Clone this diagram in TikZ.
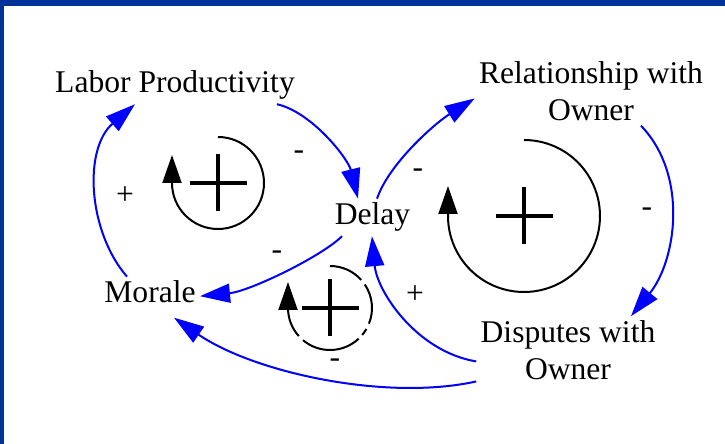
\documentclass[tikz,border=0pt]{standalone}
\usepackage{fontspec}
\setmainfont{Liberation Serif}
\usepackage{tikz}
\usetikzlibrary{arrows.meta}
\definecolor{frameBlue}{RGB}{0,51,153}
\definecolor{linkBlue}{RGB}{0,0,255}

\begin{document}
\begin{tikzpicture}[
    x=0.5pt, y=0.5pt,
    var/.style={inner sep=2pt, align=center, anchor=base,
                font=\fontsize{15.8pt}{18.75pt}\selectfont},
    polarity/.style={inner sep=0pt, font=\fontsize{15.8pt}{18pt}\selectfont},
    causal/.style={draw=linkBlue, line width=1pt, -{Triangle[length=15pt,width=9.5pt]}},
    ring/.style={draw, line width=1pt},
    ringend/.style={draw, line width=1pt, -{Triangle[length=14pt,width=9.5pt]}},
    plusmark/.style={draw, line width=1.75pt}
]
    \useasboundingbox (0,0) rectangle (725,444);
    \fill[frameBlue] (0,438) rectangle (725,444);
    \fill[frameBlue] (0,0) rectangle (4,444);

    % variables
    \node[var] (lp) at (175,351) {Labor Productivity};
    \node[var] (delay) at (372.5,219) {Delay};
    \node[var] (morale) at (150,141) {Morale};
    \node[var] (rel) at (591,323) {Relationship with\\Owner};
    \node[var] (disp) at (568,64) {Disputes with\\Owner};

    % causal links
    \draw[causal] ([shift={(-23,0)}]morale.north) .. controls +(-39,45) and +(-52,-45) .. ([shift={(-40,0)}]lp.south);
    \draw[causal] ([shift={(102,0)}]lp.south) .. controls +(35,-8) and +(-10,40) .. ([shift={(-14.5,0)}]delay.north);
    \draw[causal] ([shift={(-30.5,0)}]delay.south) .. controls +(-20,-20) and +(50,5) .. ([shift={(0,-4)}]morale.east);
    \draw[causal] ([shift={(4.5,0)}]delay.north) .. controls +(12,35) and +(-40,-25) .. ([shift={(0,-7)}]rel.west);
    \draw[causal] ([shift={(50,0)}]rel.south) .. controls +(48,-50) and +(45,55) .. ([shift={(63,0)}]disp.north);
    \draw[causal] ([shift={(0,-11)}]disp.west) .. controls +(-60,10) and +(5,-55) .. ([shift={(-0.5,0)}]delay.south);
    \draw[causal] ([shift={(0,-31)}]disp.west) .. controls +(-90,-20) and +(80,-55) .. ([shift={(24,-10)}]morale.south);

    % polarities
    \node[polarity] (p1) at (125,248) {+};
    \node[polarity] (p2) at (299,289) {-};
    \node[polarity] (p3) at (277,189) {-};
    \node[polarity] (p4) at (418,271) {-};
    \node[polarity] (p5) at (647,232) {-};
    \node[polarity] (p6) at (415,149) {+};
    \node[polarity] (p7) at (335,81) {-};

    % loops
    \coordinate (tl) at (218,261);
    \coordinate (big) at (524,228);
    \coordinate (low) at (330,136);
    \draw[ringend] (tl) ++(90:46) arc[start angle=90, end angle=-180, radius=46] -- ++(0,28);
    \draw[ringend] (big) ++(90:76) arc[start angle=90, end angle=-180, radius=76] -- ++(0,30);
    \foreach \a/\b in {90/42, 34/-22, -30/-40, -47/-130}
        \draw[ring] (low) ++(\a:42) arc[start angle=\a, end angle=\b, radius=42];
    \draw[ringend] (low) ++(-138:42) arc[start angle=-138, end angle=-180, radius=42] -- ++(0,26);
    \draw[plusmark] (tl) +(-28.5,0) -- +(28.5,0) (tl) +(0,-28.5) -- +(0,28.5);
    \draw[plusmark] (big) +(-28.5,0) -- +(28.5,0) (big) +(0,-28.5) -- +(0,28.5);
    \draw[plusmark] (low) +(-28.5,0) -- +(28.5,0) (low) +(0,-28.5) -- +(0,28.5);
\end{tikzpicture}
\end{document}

···

**Direction**
Repeat only the lines from the beginning of the material through the line containing "(p7) at (335,81)", both ends kept, leaving pictures out.

**Response below**
Clone this diagram in TikZ.
\documentclass[tikz,border=0pt]{standalone}
\usepackage{fontspec}
\setmainfont{Liberation Serif}
\usepackage{tikz}
\usetikzlibrary{arrows.meta}
\definecolor{frameBlue}{RGB}{0,51,153}
\definecolor{linkBlue}{RGB}{0,0,255}

\begin{document}
\begin{tikzpicture}[
    x=0.5pt, y=0.5pt,
    var/.style={inner sep=2pt, align=center, anchor=base,
                font=\fontsize{15.8pt}{18.75pt}\selectfont},
    polarity/.style={inner sep=0pt, font=\fontsize{15.8pt}{18pt}\selectfont},
    causal/.style={draw=linkBlue, line width=1pt, -{Triangle[length=15pt,width=9.5pt]}},
    ring/.style={draw, line width=1pt},
    ringend/.style={draw, line width=1pt, -{Triangle[length=14pt,width=9.5pt]}},
    plusmark/.style={draw, line width=1.75pt}
]
    \useasboundingbox (0,0) rectangle (725,444);
    \fill[frameBlue] (0,438) rectangle (725,444);
    \fill[frameBlue] (0,0) rectangle (4,444);

    % variables
    \node[var] (lp) at (175,351) {Labor Productivity};
    \node[var] (delay) at (372.5,219) {Delay};
    \node[var] (morale) at (150,141) {Morale};
    \node[var] (rel) at (591,323) {Relationship with\\Owner};
    \node[var] (disp) at (568,64) {Disputes with\\Owner};

    % causal links
    \draw[causal] ([shift={(-23,0)}]morale.north) .. controls +(-39,45) and +(-52,-45) .. ([shift={(-40,0)}]lp.south);
    \draw[causal] ([shift={(102,0)}]lp.south) .. controls +(35,-8) and +(-10,40) .. ([shift={(-14.5,0)}]delay.north);
    \draw[causal] ([shift={(-30.5,0)}]delay.south) .. controls +(-20,-20) and +(50,5) .. ([shift={(0,-4)}]morale.east);
    \draw[causal] ([shift={(4.5,0)}]delay.north) .. controls +(12,35) and +(-40,-25) .. ([shift={(0,-7)}]rel.west);
    \draw[causal] ([shift={(50,0)}]rel.south) .. controls +(48,-50) and +(45,55) .. ([shift={(63,0)}]disp.north);
    \draw[causal] ([shift={(0,-11)}]disp.west) .. controls +(-60,10) and +(5,-55) .. ([shift={(-0.5,0)}]delay.south);
    \draw[causal] ([shift={(0,-31)}]disp.west) .. controls +(-90,-20) and +(80,-55) .. ([shift={(24,-10)}]morale.south);

    % polarities
    \node[polarity] (p1) at (125,248) {+};
    \node[polarity] (p2) at (299,289) {-};
    \node[polarity] (p3) at (277,189) {-};
    \node[polarity] (p4) at (418,271) {-};
    \node[polarity] (p5) at (647,232) {-};
    \node[polarity] (p6) at (415,149) {+};
    \node[polarity] (p7) at (335,81) {-};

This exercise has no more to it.